Before Beyoncé and Colin Kaepernick, there was Mlle Bourgeoise Noire

By Heather Kapplow

She appeared, uninvited, at a 1980 art opening in a New York gallery, calling herself “Mlle Bourgeoise Noire” — French for “Ms. Black Middle Class.” Dressed in an elegant tiara and a gown made of white gloves, she held a bouquet of white chrysanthemums sprouting out of the handle of a white cat o’nine tails.

Moving graciously through a bemused crowd, she handed out the flowers, ever-smiling and asking, “Won’t you lighten my bouquet?”

Then, when the flowers were gone, she began flogging herself viciously, shouting out verses adapted from a poem by Léon-Gontran Damas: “No more boot-licking…No more ass-kissing…No more buttering-up…No more pos…turing…of super-ass..imilates…BLACK ART MUST TAKE MORE RISKS!!!”

Mlle Bourgeoise Noire, the alter ego of pioneering artist Lorraine O’Grady, took the insular New York art world by storm for a brief time in the early 1980s. Though the character seemed half poetess, half beauty queen, what she really represented was political action: a way to voice frustration and a strong desire for change within a world that wasn’t ready for the sound.

Decades before mainstream pop artists like Beyoncé and Childish Gambino were drawing headlines for their confrontational work, Mlle Bourgeoise Noire was critiquing art communities from both without and within. She may not have changed the world — at least, not right away. But she set a fierce and memorable standard for action and imagery that challenges the status quo.


“If anyone had known that Mlle Bourgeoise Noire was coming, neither she nor I would be here,” says O’Grady, who still speaks of the character in the third person, as a unique identity.

At 85, O’Grady retains a trace of a Boston Brahmin accent, a vestige of her upbringing in Boston’s Back Bay and her Wellesley College education. She’s an indisputable doyenne, quick with the right words, as active as a critic as an artist. But a 1980s version of O’Grady — one embarking on a whole new career in her mid-40s, and eager to make up for lost time — rises easily back to the surface in conversation.

When O’Grady decided to become an artist, she had no idea that race could be a barrier to her plans. Skin color hadn’t stood in the way of her academic experience or her post-college work as an intelligence analyst for the federal government. Nor had it impeded her stint flying around the world with rock stars as a freelance writer for Rolling Stone magazine.

The art world turned out to be different.

The New York art scene in the ’80s has been compared to Paris’s in the 1920s: afroth with creativity, artists of every medium in frenetic conversation with one another. But unlike Paris’s, where Josephine Baker and other great black artists found refuge from American institutionalized bias, New York’s art scene was deeply segregated. The city’s first fully integrated museum show did not occur until the late part of the decade. And cultural institutions — even those claiming to be on the bleeding edge — made little effort to acknowledge black artists who took any kind of risk. Especially the risk of confronting racism in the art world.

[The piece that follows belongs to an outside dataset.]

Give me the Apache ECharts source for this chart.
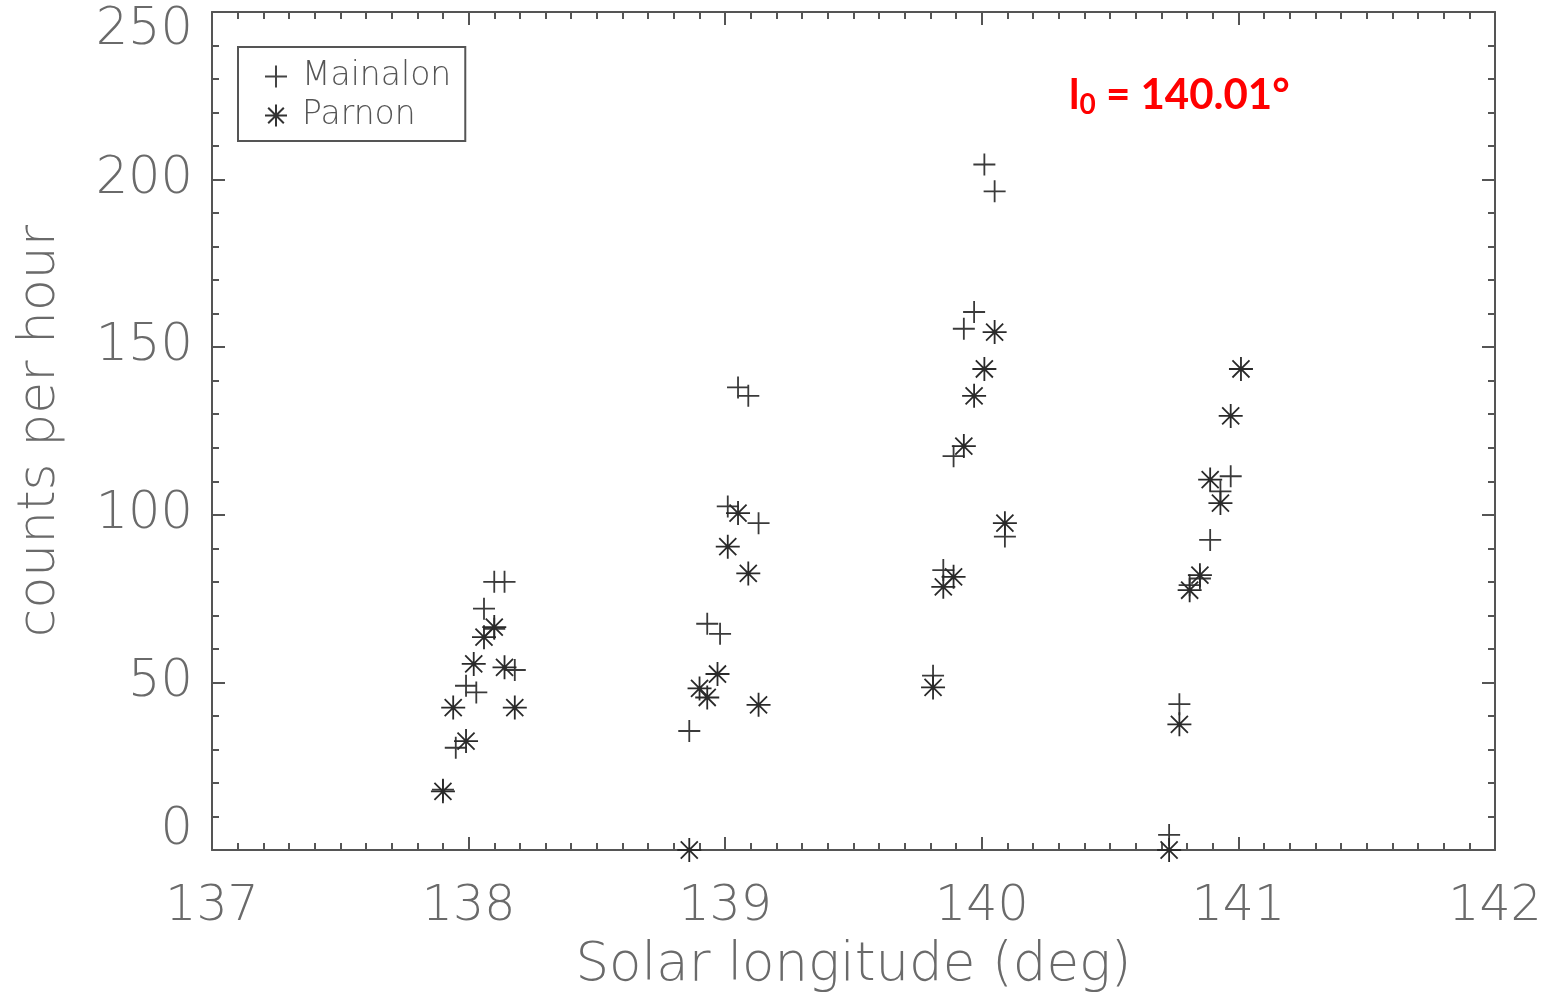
<!DOCTYPE html>
<html>
<head>
<meta charset="utf-8">
<script src="https://cdn.jsdelivr.net/npm/echarts@6/dist/echarts.min.js"></script>
<style>html,body{margin:0;padding:0;background:#fff;}#c{width:1552px;height:994px;}</style>
</head>
<body>
<div id="c"></div>
<script>
// Mainalon (+)
var mainalonX = [138.10,138.14,138.06,138.10,138.18,137.99,138.03,137.95,137.90,
                 139.05,139.09,139.01,139.13,138.93,138.98,138.86,
                 140.01,140.05,139.97,139.93,139.89,140.09,139.85,139.81,
                 140.97,140.93,140.89,140.85,140.81,140.77,140.73];
var mainalonY = [80,80,72,66,53.7,49,47,30.5,18,
                 138,135.5,102.5,97.5,67.5,64.5,35.5,
                 204.5,196.5,160.5,155.5,117.5,93.5,83.5,52,
                 111.5,107,92.5,81,79,43.5,4.5];
// Parnon (*)
var parnonX = [138.10,138.06,138.02,138.14,137.94,138.18,137.99,137.90,
               139.05,139.01,139.09,138.97,138.90,138.93,139.13,138.86,
               140.05,140.01,139.97,139.93,140.09,139.89,139.85,139.81,
               141.01,140.97,140.89,140.93,140.85,140.81,140.77,140.73];
var parnonY = [66.5,63.5,55.5,54.5,42.5,42.5,32.5,17.5,
               100.5,90.5,82.5,52.5,48.2,45.5,43.3,0,
               154.5,143.5,135.5,120.5,97.5,81.5,78.5,48.5,
               143.5,129.5,110.5,103.5,82,77.5,37.5,0];
var xTicks = [137,138,139,140,141,142];
var yTicks = [0,50,100,150,200,250];

function pairs(xs, ys){ return xs.map(function(x,i){ return [x, ys[i]]; }); }

var plusPath = 'path://M0,10L20,10M10,0L10,20';
var starPath = 'path://M10,0L10,20M0,10L20,10M2.9,2.9L17.1,17.1M17.1,2.9L2.9,17.1';
var frameColor = '#555';
var textColor = '#6a6a6a';
var fontFam = 'DejaVu Sans';

function xAx(pos, showLabel){
  return {
    type:'value', position:pos, min:137, max:142, interval:1,
    axisLine:{show:true, onZero:false, lineStyle:{color:frameColor, width:2}},
    axisTick:{show:true, inside:true, length:13, lineStyle:{color:frameColor, width:2}},
    minorTick:{show:true, splitNumber:10, length:7, lineStyle:{color:frameColor, width:2}},
    splitLine:{show:false},
    axisLabel:{show:showLabel, margin:33, fontSize:49, fontWeight:200, color:textColor, fontFamily:fontFam,
      formatter:function(v){ return xTicks.indexOf(v) >= 0 ? String(v) : ''; }},
    name: showLabel ? 'Solar longitude (deg)' : '',
    nameLocation:'middle', nameGap:90,
    nameTextStyle:{fontSize:53, fontWeight:200, color:textColor, fontFamily:fontFam}
  };
}
function yAx(pos, showLabel){
  return {
    type:'value', position:pos, min:0, max:250, interval:50,
    axisLine:{show:true, onZero:false, lineStyle:{color:frameColor, width:2}},
    axisTick:{show:true, inside:true, length:13, lineStyle:{color:frameColor, width:2}},
    minorTick:{show:true, splitNumber:5, length:7, lineStyle:{color:frameColor, width:2}},
    splitLine:{show:false},
    axisLabel:{show:showLabel, margin:19, fontSize:51, lineHeight:38, fontWeight:200, color:textColor, fontFamily:fontFam,
      verticalAlignMinLabel:'bottom', verticalAlignMaxLabel:'top',
      formatter:function(v){ return yTicks.indexOf(v) >= 0 ? String(v) : ''; }},
    name: showLabel ? 'counts per hour' : '',
    nameLocation:'middle', nameGap:146,
    nameTextStyle:{fontSize:52, fontWeight:200, color:textColor, fontFamily:fontFam}
  };
}

var chart = echarts.init(document.getElementById('c'), null, {renderer:'canvas'});
chart.setOption({
  animation:false,
  backgroundColor:'#fff',
  grid:{left:212, right:57, top:12, bottom:144, containLabel:false, outerBoundsMode:'none'},
  xAxis:[xAx('bottom', true), xAx('top', false)],
  yAxis:[yAx('left', true), yAx('right', false)],
  legend:{
    show:true, orient:'vertical', left:238, top:47,
    padding:[13,14,9,26], itemWidth:22, itemHeight:22, itemGap:6,
    borderColor:'#555', borderWidth:2, backgroundColor:'#fff',
    textStyle:{fontSize:33, lineHeight:30, fontWeight:200, color:'#555', fontFamily:fontFam, padding:[0,0,0,10]},
    data:[
      {name:'Mainalon', icon:plusPath, itemStyle:{color:'transparent', borderColor:'#444', borderWidth:2}},
      {name:'Parnon', icon:starPath, itemStyle:{color:'transparent', borderColor:'#333', borderWidth:2}}
    ]
  },
  series:[
    {name:'Mainalon', type:'scatter', xAxisIndex:0, yAxisIndex:0, symbol:plusPath, symbolSize:22,
      itemStyle:{color:'transparent', borderColor:'#3a3a3a', borderWidth:1.8, opacity:1},
      data:pairs(mainalonX, mainalonY), clip:false},
    {name:'Parnon', type:'scatter', xAxisIndex:0, yAxisIndex:0, symbol:starPath, symbolSize:24,
      itemStyle:{color:'transparent', borderColor:'#2a2a2a', borderWidth:1.8, opacity:1},
      data:pairs(parnonX, parnonY), clip:false}
  ],
  graphic:[{
    type:'text', left:1069, top:74, z:100,
    style:{
      text:'{a|l}{b|0}{a| = 140.01°}',
      rich:{
        a:{fontSize:42, fontWeight:'bold', fill:'#ff0000', fontFamily:'Lato'},
        b:{fontSize:28, fontWeight:'bold', fill:'#ff0000', fontFamily:'Lato', verticalAlign:'bottom', padding:[20,0,0,0]}
      }
    }
  }]
});
</script>
</body>
</html>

Mlle Bourgeoise Noire arrived not long after an especially vexing day for O’Grady. Paying her dues as an artist, she was making phone calls to promote a show at Just Above Midtown, or JAM: a New York gallery focused on experimental work by artists of color.

Untitled (Mlle Bourgeoise Noire Shouts Out Her Poem) by Lorraine O’Grady. Courtesy of Alexander Gray Associates, New York © Lorraine O’Grady/Artists Rights Society (ARS), New York

“I thought I’d dial The New Yorker and just see if I can get someone,” O’Grady says. “I actually got someone — the editor of ‘Goings On,’ and of course she’d heard of JAM, but she was just never going to review it or talk about it in any way at all, and everything that I said to her became a moment of condescension for her.”

As O’Grady recalls, the editor asked what the show was about. O’Grady shared the title: “Outlaw Esthetics.” At the time, most New York art shows were titled based on form, rather than subject matter; the director of JAM was ahead of her time. But the editor scoffed: “She said, ‘Oh, they do like to put titles on their shows there, don’t they?’”

For O’Grady, the blatant racism came as a shock.

“I don’t know that I would have been so alive to the various levels of condescension in her voice if I had not had the kind of life that I’d had, but as that musical voice went up and down the register of condescension, I got it all. And it was horrifying,” she says. “I certainly understood that the art world was segregated, but until that moment, I hadn’t understood how illogical and unanswerable it was. It motivated a part of me that can get very angry.”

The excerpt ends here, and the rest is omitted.